His performance included all seven of the triple jumps he had intended - six of them in combinations of two - and one he didn't. Attempting a quadruple toe loop within the first minute of his program, a jump he has landed before, he managed only three revolutions, but the difference hardly mattered.

Browning won superior scores from six of the nine judges to push him past Viktor Petrenko of the Soviet Union, who led after the original program Wednesday. The free skate accounts for 2/3 of the overall score, the original one-third.

Petrenko also completed seven triples of the eight he intended. One slipped to a double, but his scores kept him in position for the silver medal.

Bronze Equal to a Gold

By finishing third, Todd Eldredge won the equivalient of a gold medal for the United States. Though his placement brought him only the bronze medal, it enabled the United States to send a third man to Albertville. Had he or either of the other two Americans, Christopher Bowman or Paul Wylie, failed to win a medal, the United States would have been allowed to have only two competitors.

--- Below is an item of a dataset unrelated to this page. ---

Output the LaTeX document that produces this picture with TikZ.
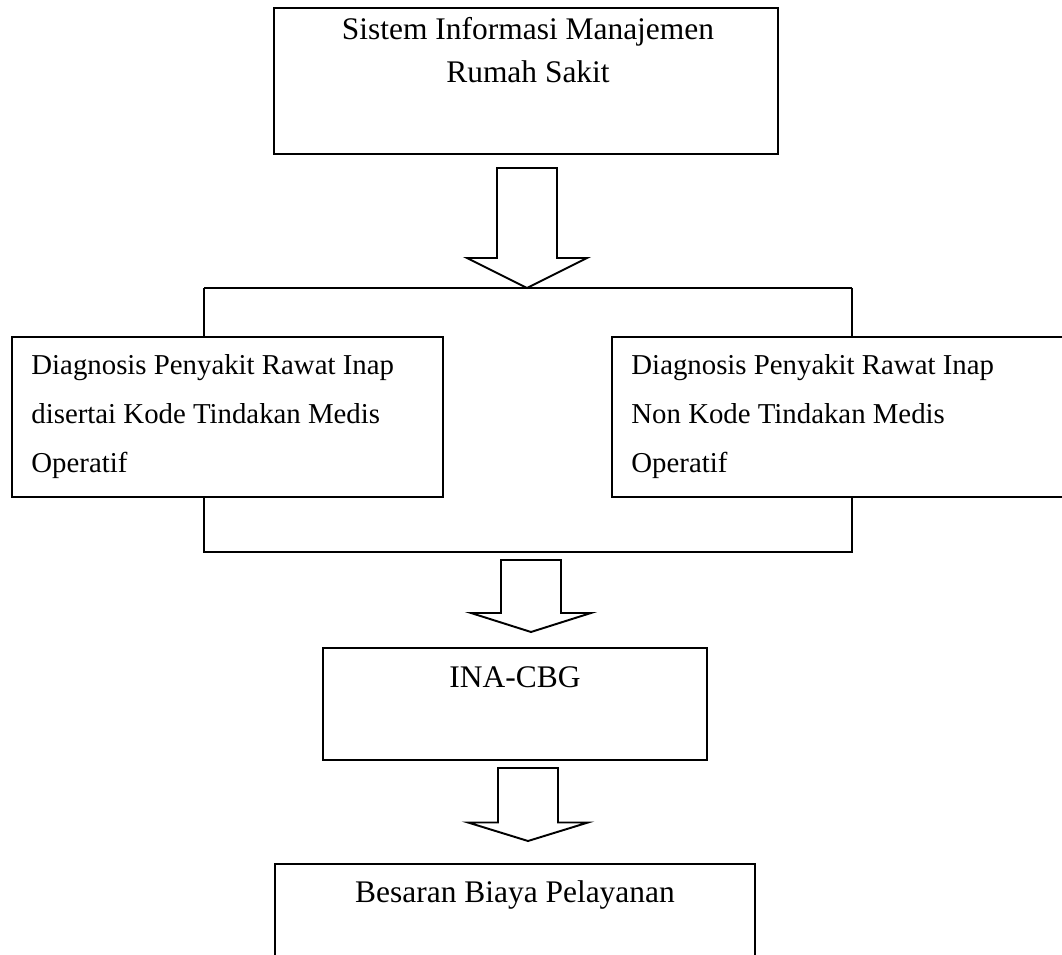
\documentclass[tikz,border=0pt]{standalone}
\usepackage{fontspec}
\setmainfont{Liberation Serif}
\usetikzlibrary{positioning,calc}

\tikzset{
	box/.style={draw, line width=1.1pt, inner sep=0pt},
	txt/.style={inner sep=0pt, font=\fontsize{17.9}{24.4}\selectfont},
	diagtxt/.style={inner sep=0pt, align=left, anchor=north west, font=\fontsize{16.4}{27.8}\selectfont},
	link/.style={line width=1.1pt},
}

% block arrow: [head length]{top}{tip}
\newcommand{\fatarrow}[3][0.6cm]{%
	\draw[link, line join=miter] let \p1=(#2), \p2=(#3) in
		(\x1-0.6cm,\y1) -- (\x1+0.6cm,\y1) -- (\x1+0.6cm,\y2+#1) -- (\x1+1.2cm,\y2+#1)
		-- (\x2,\y2) -- (\x1-1.2cm,\y2+#1) -- (\x1-0.6cm,\y2+#1) -- cycle;}

\begin{document}
\begin{tikzpicture}[x=0.02cm, y=-0.02cm]

	\clip (0,0) rectangle (1062,955);

	%% SIMRS
	\node[box, minimum width=10.08cm, minimum height=2.92cm] (sim) at (526,81) {};
	\node[txt, align=center, anchor=north] (sim_txt) at ([shift={(2,10)}]sim.north) {Sistem Informasi Manajemen\\Rumah Sakit};

	\coordinate (arr1_top) at (527,168);
	\coordinate (fork_l) at (204,288);
	\coordinate (fork_r) at (852,288);
	\fatarrow{arr1_top}{arr1_top |- fork_l}
	\draw[link] (fork_l) -- (fork_r);

	%% Diagnosis
	\node[box, minimum width=8.62cm, minimum height=3.2cm] (diag_op) at (227.5,417) {};
	\node[diagtxt] (diag_op_txt) at ([shift={(20,18)}]diag_op.north west) {Diagnosis Penyakit Rawat Inap\\disertai Kode Tindakan Medis\\Operatif};

	\node[box, minimum width=9.36cm, minimum height=3.2cm] (diag_non) at (846,417) {};
	\node[diagtxt] (diag_non_txt) at ([shift={(20,18)}]diag_non.north west) {Diagnosis Penyakit Rawat Inap\\Non Kode Tindakan Medis\\Operatif};

	\draw[link] (fork_l) -- (fork_l |- diag_op.north);
	\draw[link] (fork_r) -- (fork_r |- diag_non.north);

	\coordinate (join_l) at (204,552);
	\coordinate (join_r) at (852,552);
	\draw[link] (join_l |- diag_op.south) -- (join_l) -- (join_r) -- (join_r |- diag_non.south);

	%% INA-CBG
	\coordinate (arr2_top) at (531,560);
	\coordinate (arr2_tip) at (531,632);
	\fatarrow[0.38cm]{arr2_top}{arr2_tip}

	\node[box, minimum width=7.68cm, minimum height=2.24cm] (ina) at (515,704) {};
	\node[txt, anchor=base] (ina_txt) at ([shift={(0,40)}]ina.north) {INA-CBG};

	%% Biaya
	\coordinate (arr3_top) at (528,768);
	\coordinate (arr3_tip) at (528,841);
	\fatarrow[0.37cm]{arr3_top}{arr3_tip}

	\node[box, minimum width=9.6cm, minimum height=2.72cm] (cost) at (515,932) {};
	\node[txt, anchor=base] (cost_txt) at ([shift={(0,39)}]cost.north) {Besaran Biaya Pelayanan};

\end{tikzpicture}
\end{document}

Skating last among the leaders, it was already clear it wasn't going to be Bowman, who was fourth at the time, on his way to fifth behind Petr Barna of Czechoslovakia, or Wylie, who placed 11th.

"I knew someone from the United States had to be in the top three," said Eldredge, the 1990 and 1991 national champion from Chatham, Mass., who is 19 years old.

I knew everybody skates well before me, and I knew I had to go out there and do my work. But I felt I could do it. I felt real confidence."

Given all that was riding on him, Eldredge was brilliant, landing eight triples and performing with more emotion and expressiveness than he had last month in Minneapolis at the national championships.

"After the nationals, I went back to work with the ballet instructor in San Diego." he said, referring to Gail Winfield.

"I wanted to work on my stamina and show off the program more. This was much better not only technically but I was able to get into my program more. The way the audience sounded, they did, too."

Looking to the Future

By finishing above Bowman, a skater who has never quite fulfilled the greatness predicted for him, Eldredge has put himself in a remarkable position for the future.

Five years younger than Browning and four years younger than Petrenko, Eldredge is perfectly poised to continue through the 1994 Olympics, when he will be only 22.

Two skaters likely to be there with him are Elvis Stojko, an 18-year-old Canadian, and Aleksei Urmanov, a 17-year-old Soviet skater. They both landed quadruple jumps, and Stojko became the first to land one in combination, with a double toe-loop. He finished sixth, Urmanov eighth.

One skater very unlikely to be there is Wylie, the 26-year-old Harvard senior who ended his third appearance in the world championships, not terribly unlike the first two, when he finished ninth after the Olympics in 1988 and 10th last year. He said he would decide before summer whether to continue.